|Best mailbox graffiti: DC or NYC?!|
This is a request main in vain, I know. Before I was born, this debate was going on. After I die, this debate will go on. I get it. It won't die. But that doesn't mean I can't wish that it would.
Everyone: stop trying to compare DC to New York. It's useless. Just stop. These are two great American cities. Capitals of politics, culture, finance, protest, fashion, food, history, architecture and the urban life in general. But they are fundamentally different from each other in soooooooo many ways. Comparing the two cities "apples to apples" is futile. That being said, here are my two cents:
Food: DC and New York are plagued --not unlike other affluent areas-- with overpriced, underachieving restaurants. On the other hand, each city has standout, time tested, critically acclaimed spots that are worth the hype. I am not a major foodie. I appreciate simple, affordable menus in unpretentious settings. Richmond and Baltimore get it. DC is trying. New York does, at times. And don't get me started on molecular gastronomy. The food debate is a wash. If you can find restaurants you like in New York, the next person will find just as many here in DC. Good food really is in the eye --or taste buds-- of the beholder. This debate will never be settled.
Fashion: Really? Fashion. Ann Taylor Loft vs. Designer With One Name. You decide. Face it; each is equally untenable. While there are apparently no firm rules for what passes for good fashion in New York, we're fatally crippled, wallowing in mediocrity here in DC. Hell, I could wear a over-sized paper bag over my torso in New York and get ushered to the front of the line at the best night clubs. Here, I'd be condemned on the street as a mentally ill and probably reported to the police if I tried to get into a club. We're stuck inside of a middle of the road rut and can't find our way out to save our lives. New Yorkers are supposedly fashion trend setters, but no one stops long enough to decide whether those trends are truly innovative or plain ridiculous. But to each his or her own. Some of us need to step out of the box, others need to go running back into it. Do what works for you.

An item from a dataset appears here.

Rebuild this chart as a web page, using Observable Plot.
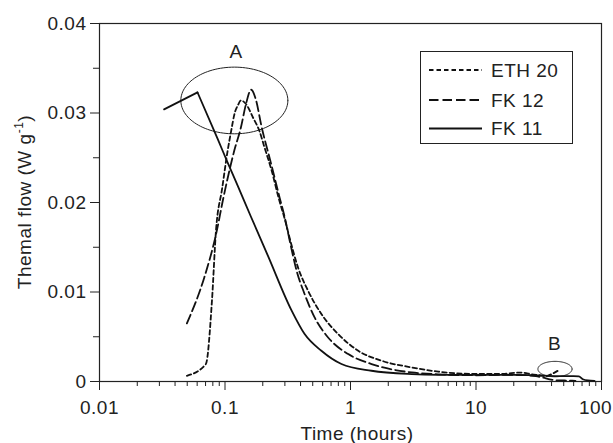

24/7: A major knock on DC is that we aren't a "24 hour city." In Manhattan you can get veggie lo mein, a pizza or your dry cleaning delivered to your door at 4:00AM. And yes, you can take the subway home at any hour, provided you live near a station. (But, try getting from LES to Kew Gardens Hills after a night out. Not happening). In DC, well, most of us can't do those things. We do have a number of 24 hour eateries and I think more will open in due time. Honestly though, is this a big problem? In DC's entertainment districts, you can eat until the wee hours and take the train home to the suburbs until 3:00AM on the weekends. Take a cab otherwise. Whenever I hear this complaint, it's from the mouth of some insufferable NYC ex-pat who relocated to DC for work/school/spouse/whatever. Please, just move back. Problem solved.
Nightlife: Another category like "food." Every individual has a different, equally valid take. I've never set foot inside DC's Love or Tattoo Bar, but if that's your thing, go bananas. On the flip side, I've also never partied at NYC's Webster Hall or Beauty Bar, but I'm sure they are fine establishments. Both cities get first class DJ's and there's a club scene for every stripe in either location. For me this is a toss up. There are literally more venues to choose from in New York, but in all fairness they have 7.5 million additional people to entertain than do clubs in the District.
Alas, I have a solution for all the complainers and everyone else that favors one of these cities over the other: Amtrak. You can get advance tickets over the internet or even at the last second from a teller as the train is pulling away. An early morning Acela Express train will transport you to and from Union Station and Penn Station at 2 hours, 45 minutes. Done. If you have some extra time or are on a budget, another solution: There are at least, I don't know, 7 or 8 legitimate discount bus services that travel daily to and from Manhattan and downtown DC. Tickets are often cheaper than a signature dish at Ben's Chili Bowl or Gray's Papaya. Make it happen. Just don't try to convince me which hot dog was better afterward.